Time Management During Exam
| Time | Action |
|---|---|
| 10 min | Quick scanning of the paper, choose high-confidence questions first. |
| 50–60 min | Solve practical calculation tasks. |
| 30 min | Attempt theoretical or reasoning-based answers. |
| Final 10–15 min | Review calculations & write quick interpretations. |
Don’t get stuck on one problem. If a multi-step costing question gets confusing, leave space and return later.
Writing High-Scoring Theoretical Answers
Use industry-accepted terminology from the cheat sheet.
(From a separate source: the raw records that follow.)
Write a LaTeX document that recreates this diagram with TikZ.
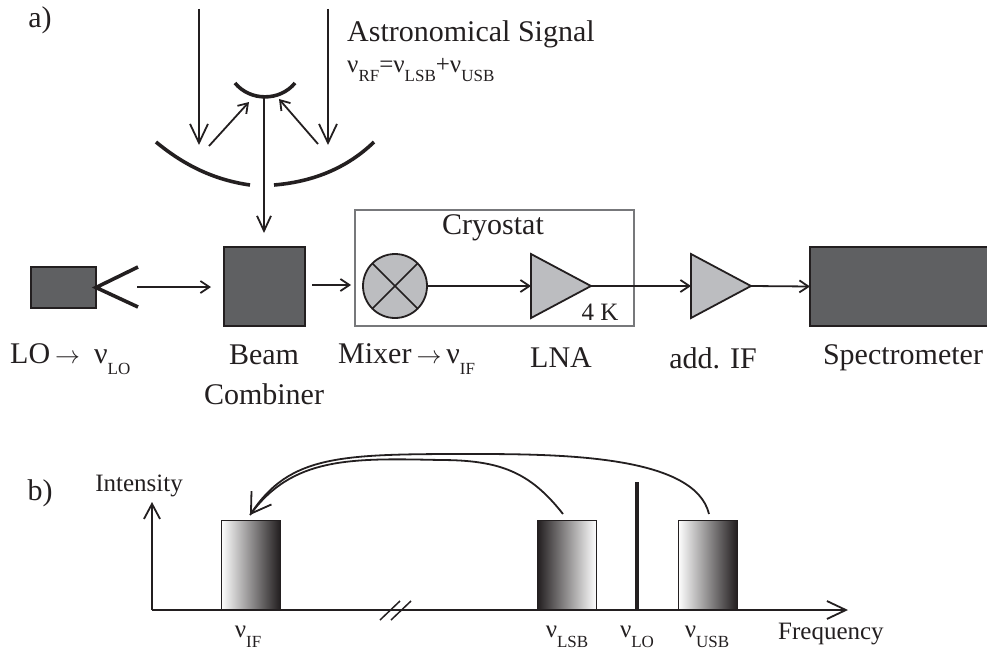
\documentclass[tikz,border=0pt]{standalone}
\usepackage{fontspec}
\setmainfont{Liberation Serif}
\usepackage{amsmath}
\usetikzlibrary{calc}
\usetikzlibrary{shapes}
\usetikzlibrary{arrows.meta}
\newcommand{\nulabel}[1]{ν\raisebox{-0.38em}{\fontsize{17}{17}\selectfont #1}}
\definecolor{boxdark}{HTML}{5F6062}
\definecolor{boxlight}{HTML}{BCBDC0}
\definecolor{inkline}{HTML}{231F20}
\definecolor{cryoline}{HTML}{77787B}
\tikzset{
  lbl/.style={inner sep=0, text=inkline, font=\fontsize{30}{34}\selectfont},
  lblsmall/.style={inner sep=0, text=inkline, font=\fontsize{25}{28}\selectfont},
  darkbox/.style={draw=inkline, line width=1.8pt, fill=boxdark, inner sep=0, outer sep=0},
  amp/.style={draw=inkline, line width=1.8pt, fill=boxlight, shape=isosceles triangle, isosceles triangle stretches, inner sep=0, outer sep=0, minimum width=64pt, minimum height=60pt},
  sig/.style={draw=inkline, line width=1.8pt, -{Straight Barb[length=9pt,width=12pt]}},
  bigsig/.style={draw=inkline, line width=1.8pt, -{Straight Barb[length=19pt,width=18pt]}},
  mirror/.style={draw=inkline, line width=3.6pt},
  bar/.style={draw=inkline, line width=0.8pt, inner sep=0, outer sep=0, minimum width=59pt, minimum height=90pt},
}
\begin{document}
\begin{tikzpicture}[x=1pt, y=-1pt]
  \useasboundingbox (0,0) rectangle (987,650);

  \node[lbl] (parta) at (40,20) {a)};
  \node[lbl, anchor=west] (signal) at (347,34) {Astronomical Signal};
  \node[lblsmall, anchor=west] (rflabel) at (347,70) {\nulabel{RF}=\nulabel{LSB}+\nulabel{USB}};

  \coordinate (inleft) at (199,9);
  \coordinate (inright) at (328,9);
  \coordinate (hitleft) at (199,145);
  \coordinate (hitright) at (328,145);
  \coordinate (upleft) at (209,146);
  \coordinate (upright) at (318,144);
  \coordinate (subleft) at (249,102);
  \coordinate (subright) at (279,99);
  \coordinate (subout) at (264,98);
  \coordinate (combin) at (264,233);

  \draw[mirror] (156,142) .. controls (185,166) and (215,180) .. (250,185);
  \draw[mirror] (274,185) .. controls (310,182) and (345,170) .. (374,142);
  \draw[mirror] (235,83) .. controls (250,101.5) and (280,101.5) .. (295,83);
  \draw[bigsig] (inleft) -- (hitleft);
  \draw[bigsig] (inright) -- (hitright);
  \draw[sig] (upleft) -- (subleft);
  \draw[sig] (upright) -- (subright);

  \node[darkbox, minimum width=65pt, minimum height=41pt] (lo) at (63.5,287.5) {};
  \node[darkbox, minimum width=81pt, minimum height=79pt] (combiner) at (264.5,286.5) {};
  \node[draw=cryoline, line width=2pt, inner sep=0, outer sep=0, minimum width=279pt, minimum height=116pt] (cryostat) at (494.5,268) {};
  \node[draw=inkline, line width=1.8pt, fill=boxlight, shape=circle, inner sep=0, outer sep=0, minimum size=64pt] (mixer) at (395,286) {};
  \node[amp, anchor=west] (lna) at (531,286) {};
  \node[amp, anchor=west] (ifamp) at (691,286) {};
  \node[darkbox, anchor=west, minimum width=180pt, minimum height=79pt] (spec) at (810,286.5) {};

  \coordinate (hornup) at (138,267);
  \coordinate (horndown) at (138,307);
  \coordinate (loout) at (137,287);
  \coordinate (loin) at (211,287);
  \coordinate (combout) at (312,285);
  \coordinate (mixin) at (351,285);

  \draw[mirror] (hornup) -- (lo.east) -- (horndown);
  \draw[sig] (loout) -- (loin);
  \draw[bigsig, -{Straight Barb[length=15pt,width=14pt]}] (subout) -- (combin);
  \draw[sig] (combout) -- (mixin);
  \draw[inkline, line width=1.5pt] (mixer.45) -- (mixer.225);
  \draw[inkline, line width=1.5pt] (mixer.135) -- (mixer.315);
  \draw[sig] (mixer.east) -- (lna.west);
  \draw[sig] (lna.east) -- (ifamp.west);
  \draw[sig] (ifamp.east) -- (spec.west);

  \node[lbl] (cryolabel) at (493,228) {Cryostat};
  \node[lblsmall] (cold) at (600,312) {4 K};
  \node[lbl, anchor=west] (lolabel) at (10,359) {LO\,$\rightarrow$\hspace{14pt}\nulabel{LO}};
  \node[lbl] (beamlabel) at (264,355) {Beam};
  \node[lbl] (comblabel) at (264,394) {Combiner};
  \node[lbl, anchor=west] (mixlabel) at (338,359) {Mixer\,$\rightarrow$\,\nulabel{IF}};
  \node[lbl] (lnalabel) at (561,358) {LNA};
  \node[lbl] (iflabel) at (713,358) {add. IF};
  \node[lbl] (speclabel) at (903,358) {Spectrometer};

  \node[lbl] (partb) at (40,493) {b)};
  \node[lblsmall] (intensity) at (139,486) {Intensity};
  \coordinate (origin) at (152,610);
  \coordinate (yend) at (152,502);
  \coordinate (xend) at (848,610);

  \node[bar, anchor=south, left color=white, right color=inkline] (ifbar) at (250.5,610) {};
  \node[bar, anchor=south, left color=inkline, right color=white] (lsbbar) at (567,610) {};
  \node[bar, anchor=south, left color=white, right color=inkline] (usbbar) at (707.5,610) {};
  \coordinate (lotop) at (637,482);
  \coordinate (lobase) at (637,610);
  \draw[inkline, line width=4pt] (lotop) -- (lobase);

  \draw[sig, -{Straight Barb[length=15pt,width=16pt]}] (origin) -- (yend);
  \draw[sig, -{Straight Barb[length=19pt,width=18pt]}] (origin) -- (xend);
  \draw[inkline, line width=1.5pt] (380,620) -- (400,601);
  \draw[inkline, line width=1.5pt] (391,620) -- (411,601);

  \coordinate (lsbfrom) at (563,514);
  \coordinate (usbfrom) at (709,514);
  \coordinate (iftip) at (250,515);
  \draw[inkline, line width=1.8pt] (lsbfrom) .. controls (530,472) and (500,460) .. (440,460) .. controls (350,458) and (292,457) .. (iftip);
  \draw[bigsig, -{Straight Barb[length=19pt,width=24pt]}] (usbfrom) .. controls (695,455) and (560,454) .. (470,454) .. controls (340,454) and (290,455) .. (iftip);

  \node[lblsmall] (iftick) at (248,637) {\nulabel{IF}};
  \node[lblsmall] (lsbtick) at (567,637) {\nulabel{LSB}};
  \node[lblsmall] (lotick) at (637,637) {\nulabel{LO}};
  \node[lblsmall] (usbtick) at (707,637) {\nulabel{USB}};
  \node[lblsmall, anchor=west] (freq) at (778,634) {Frequency};
\end{tikzpicture}
\end{document}
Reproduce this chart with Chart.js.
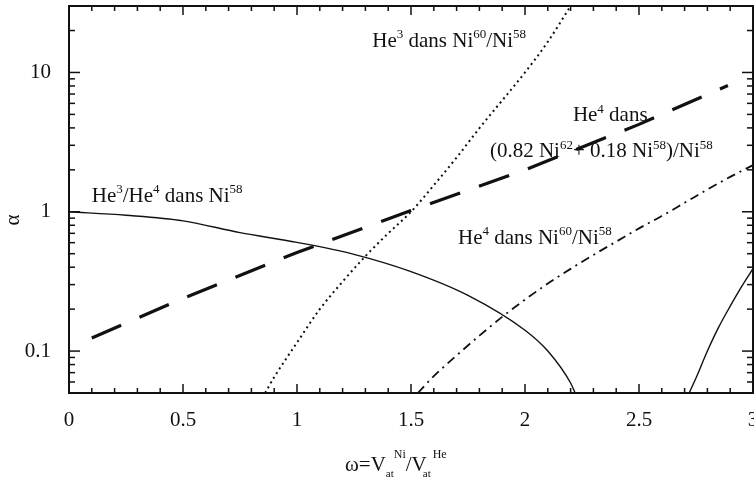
<!DOCTYPE html>
<html>
<head>
<meta charset="utf-8">
<script src="https://cdn.jsdelivr.net/npm/chart.js@4.4.0/dist/chart.umd.min.js"></script>
<style>
  html, body { margin: 0; padding: 0; background: #fff; }
</style>
</head>
<body>
<canvas id="myChart" width="754" height="481"></canvas>
<script>
const xTicks = [0, 0.5, 1, 1.5, 2, 2.5, 3];
const yTicks = [0.1, 1, 10];

// He3/He4 dans Ni58 (solid, two branches)
const ratioX = [0, 0.25, 0.5, 0.75, 1.0, 1.25, 1.5, 1.75, 2.0, 2.1, 2.2, 2.22];
const ratioY = [1.0, 0.944, 0.861, 0.708, 0.603, 0.495, 0.372, 0.251, 0.141, 0.10, 0.059, 0.05];
const ratio2X = [2.72, 2.75, 2.8, 2.85, 2.9, 2.95, 3.0];
const ratio2Y = [0.05, 0.064, 0.10, 0.149, 0.21, 0.29, 0.39];

// He3 dans Ni60/Ni58 (dotted)
const he3X = [0.86, 0.9, 1.0, 1.1, 1.2, 1.3, 1.4, 1.5, 1.6, 1.7, 1.8, 1.9, 2.0, 2.1, 2.2];
const he3Y = [0.05, 0.065, 0.115, 0.20, 0.315, 0.48, 0.70, 1.0, 1.55, 2.45, 3.98, 6.3, 10, 16.6, 30];

// He4 dans (0.82 Ni62 + 0.18 Ni58)/Ni58 (long dashes)
const mixX = [0.1, 0.5, 1.0, 1.5, 2.0, 2.5, 2.89];
const mixY = [0.124, 0.239, 0.51, 1.02, 2.0, 4.24, 8.07];

// He4 dans Ni60/Ni58 (dash-dot)
const he4X = [1.53, 1.6, 1.7, 1.8, 1.9, 2.0, 2.1, 2.2, 2.3, 2.4, 2.5, 2.6, 2.7, 2.8, 2.9, 3.0];
const he4Y = [0.05, 0.066, 0.093, 0.129, 0.176, 0.234, 0.305, 0.389, 0.49, 0.61, 0.76, 0.933, 1.16, 1.445, 1.78, 2.16];

const INK = '#111';
const SERIF = '"Liberation Serif", "DejaVu Serif", serif';

const pts = (xs, ys) => xs.map((x, i) => ({ x: x, y: ys[i] }));

// curve labels, anchored at data coordinates (left edge, baseline)
// parts: [text, ''|'^'|'_']
const notes = [
  { x: 0.10, y: 1.18, parts: [['He', ''], ['3', '^'], ['/He', ''], ['4', '^'], [' dans Ni', ''], ['58', '^']] },
  { x: 1.33, y: 15.3, parts: [['He', ''], ['3', '^'], [' dans Ni', ''], ['60', '^'], ['/Ni', ''], ['58', '^']] },
  { x: 2.21, y: 4.47, parts: [['He', ''], ['4', '^'], [' dans', '']] },
  { x: 1.846, y: 2.47, parts: [['(0.82 Ni', ''], ['62', '^'], ['+ 0.18 Ni', ''], ['58', '^'], [')/Ni', ''], ['58', '^']] },
  { x: 1.706, y: 0.59, parts: [['He', ''], ['4', '^'], [' dans Ni', ''], ['60', '^'], ['/Ni', ''], ['58', '^']] },
];

function drawRich(ctx, x, y, parts, size) {
  let cx = x;
  for (const [t, k] of parts) {
    const fs = k ? Math.round(size * 0.62) : size;
    const dy = k === '^' ? -size * 0.4 : k === '_' ? size * 0.3 : 0;
    ctx.font = fs + 'px ' + SERIF;
    ctx.fillText(t, cx, y + dy);
    cx += ctx.measureText(t).width;
  }
}

const frame = {
  id: 'frame',
  beforeDatasetsDraw(chart) {
    const { ctx, scales: { x, y } } = chart;
    ctx.save();
    ctx.fillStyle = INK;
    ctx.textBaseline = 'alphabetic';
    ctx.textAlign = 'left';
    for (const n of notes) {
      drawRich(ctx, x.getPixelForValue(n.x), y.getPixelForValue(n.y), n.parts, 21);
    }
    ctx.restore();
  },
  afterDraw(chart) {
    const { ctx, chartArea: a, scales: { x, y } } = chart;
    ctx.save();
    ctx.strokeStyle = INK;
    ctx.lineWidth = 1.5;
    const seg = (x1, y1, x2, y2) => { ctx.beginPath(); ctx.moveTo(x1, y1); ctx.lineTo(x2, y2); ctx.stroke(); };

    // inward ticks every 0.1, longer at 0.5
    for (let i = 0; i <= 30; i++) {
      const px = x.getPixelForValue(i / 10);
      const len = i % 5 === 0 ? 9 : 5;
      seg(px, a.bottom, px, a.bottom - len);
      seg(px, a.top, px, a.top + len);
    }
    // log ticks: decades long, 2..9 short
    for (let e = -2; e <= 1; e++) {
      for (let m = 1; m <= 9; m++) {
        const v = m * Math.pow(10, e);
        if (v < y.min * 0.999 || v > y.max * 1.001) continue;
        const py = y.getPixelForValue(v);
        const len = m === 1 ? 11 : 6;
        seg(a.left, py, a.left + len, py);
        seg(a.right, py, a.right - len, py);
      }
    }

    ctx.lineWidth = 2;
    ctx.strokeRect(a.left, a.top, a.right - a.left, a.bottom - a.top);

    // axis titles
    ctx.fillStyle = INK;
    ctx.textAlign = 'left';
    ctx.textBaseline = 'alphabetic';
    let cx = 345;
    const put = (t, size, base) => {
      ctx.font = size + 'px ' + SERIF;
      ctx.fillText(t, cx, base);
      cx += ctx.measureText(t).width;
    };
    put('\u03c9=V', 21, 471);
    put('at', 11, 477);
    put('Ni', 12, 458);
    put('/V', 21, 471);
    cx -= 4;
    put('at', 11, 477);
    cx += 2;
    put('He', 12, 458);

    ctx.translate(19, 220);
    ctx.rotate(-Math.PI / 2);
    ctx.textAlign = 'center';
    ctx.font = '21px ' + SERIF;
    ctx.fillText('\u03b1', 0, 0);
    ctx.restore();
  }
};

const line = (label, xs, ys, extra) => Object.assign({
  label: label,
  data: pts(xs, ys),
  showLine: true,
  pointRadius: 0,
  borderColor: INK,
  backgroundColor: INK,
  fill: false,
}, extra);

const config = {
  type: 'scatter',
  data: {
    datasets: [
      line('He3/He4 dans Ni58', ratioX, ratioY, { borderWidth: 1.4, cubicInterpolationMode: 'monotone' }),
      line('He3/He4 dans Ni58 (2)', ratio2X, ratio2Y, { borderWidth: 1.4, cubicInterpolationMode: 'monotone' }),
      line('He3 dans Ni60/Ni58', he3X, he3Y, { borderWidth: 2, borderDash: [2, 3.5], cubicInterpolationMode: 'monotone' }),
      line('He4 dans (0.82 Ni62 + 0.18 Ni58)/Ni58', mixX, mixY, { borderWidth: 3.2, borderDash: [32, 20] }),
      line('He4 dans Ni60/Ni58', he4X, he4Y, { borderWidth: 1.8, borderDash: [9, 5, 2, 5], cubicInterpolationMode: 'monotone' }),
    ],
  },
  options: {
    responsive: false,
    animation: false,
    devicePixelRatio: 1,
    layout: { padding: { top: 6, right: 1, left: 0, bottom: 0 } },
    plugins: {
      legend: { display: false },
      tooltip: { enabled: false },
    },
    scales: {
      x: {
        type: 'linear',
        min: 0,
        max: 3,
        grid: { display: false, drawTicks: false },
        border: { display: false },
        ticks: {
          color: INK,
          font: { family: SERIF, size: 21 },
          padding: 15,
          maxRotation: 0,
          autoSkip: false,
          callback: (v) => String(v),
        },
        afterBuildTicks: (scale) => { scale.ticks = xTicks.map(v => ({ value: v })); },
        afterFit: (scale) => { scale.height = 88; scale.paddingLeft = 0; scale.paddingRight = 0; },
      },
      y: {
        type: 'logarithmic',
        min: 0.05,
        max: 30,
        grid: { display: false, drawTicks: false },
        border: { display: false },
        ticks: {
          color: INK,
          font: { family: SERIF, size: 21 },
          padding: 18,
          autoSkip: false,
          callback: (v) => String(v),
        },
        afterBuildTicks: (scale) => { scale.ticks = yTicks.map(v => ({ value: v })); },
        afterFit: (scale) => { scale.width = 69; scale.paddingTop = 0; scale.paddingBottom = 0; },
      },
    },
  },
  plugins: [frame],
};

const myChart = new Chart(document.getElementById('myChart'), config);
</script>
</body>
</html>
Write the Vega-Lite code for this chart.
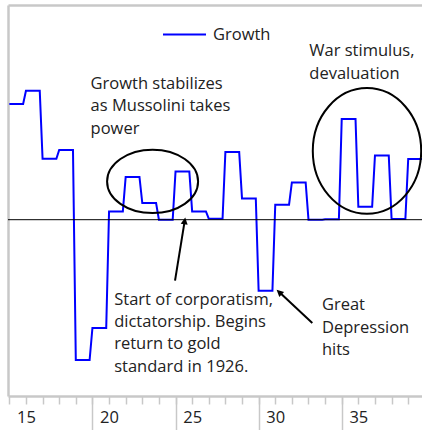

For example:
- “Cost allocation is performed using a cost-allocation base, selected based on cause-and-effect relationship.”
- “Cost behavior analysis helps managers plan based on variable, fixed, and mixed cost patterns.”
Ideal paragraph structure:
- Definition
- Why it matters
- Example/use case
- Short conclusion or managerial impact
Common Mistakes to Avoid
- Merely calculating costs without interpreting results
- Mixing up contribution margin and gross margin
- Ignoring fixed cost implications in decision-making
- Not distinguishing between inventoriable and period costs
- Skipping statement of assumptions in CVP analysis
Final 1-Week Study Strategy (Before Exam)
| Day | Focus Area |
|---|---|
| 1–2 | Theory revision (Introduction, Basic Terms, Cost Behavior) |
| 3–4 | Costing systems (job, process, ABC, hybrid) |
| 5 | CVP and decision analysis |
| 6 | Support allocation and inventory costing |
| 7 | Full-length mock exam under timed settings |
Use the cheat sheet as your final revision map.
Exam Hall Equation Insight: Approach to Calculation-Heavy Questions
When you receive a question that gives numbers to apply:
- Recognize formula → Confirm context → Apply → Solve → Interpret.
- If you’re unsure which method to use (e.g., weighted average vs FIFO), choose weighted average. It's often safer theoretically and computationally.
Mindset and Confidence Tips
- Treat each question as a managerial decision you are advising on.
- Think of yourself as preparing a cost report for the board.
- Do not panic over lengthy questions—they are often easier due to defined structure.
- Avoid overthinking if time is short—follow the sequence and write logically.
Conclusion
Exams like Cost Accounting reward clarity of thought, methodical application, and decision-oriented analysis. Instead of trying to memorize every formula or calculate as fast as possible, approach each question as if you're evaluating a business scenario.
To succeed:
- Build strong conceptual understanding
- Practice systematically by topic
- Learn formulas with their meaning
- Write answers with structure and reasoning
- Use exam hall strategy to stay composed and efficient
When theory and application come together, not only do you clear the exam—you gain skills directly relevant to careers in finance, consulting, operations and management.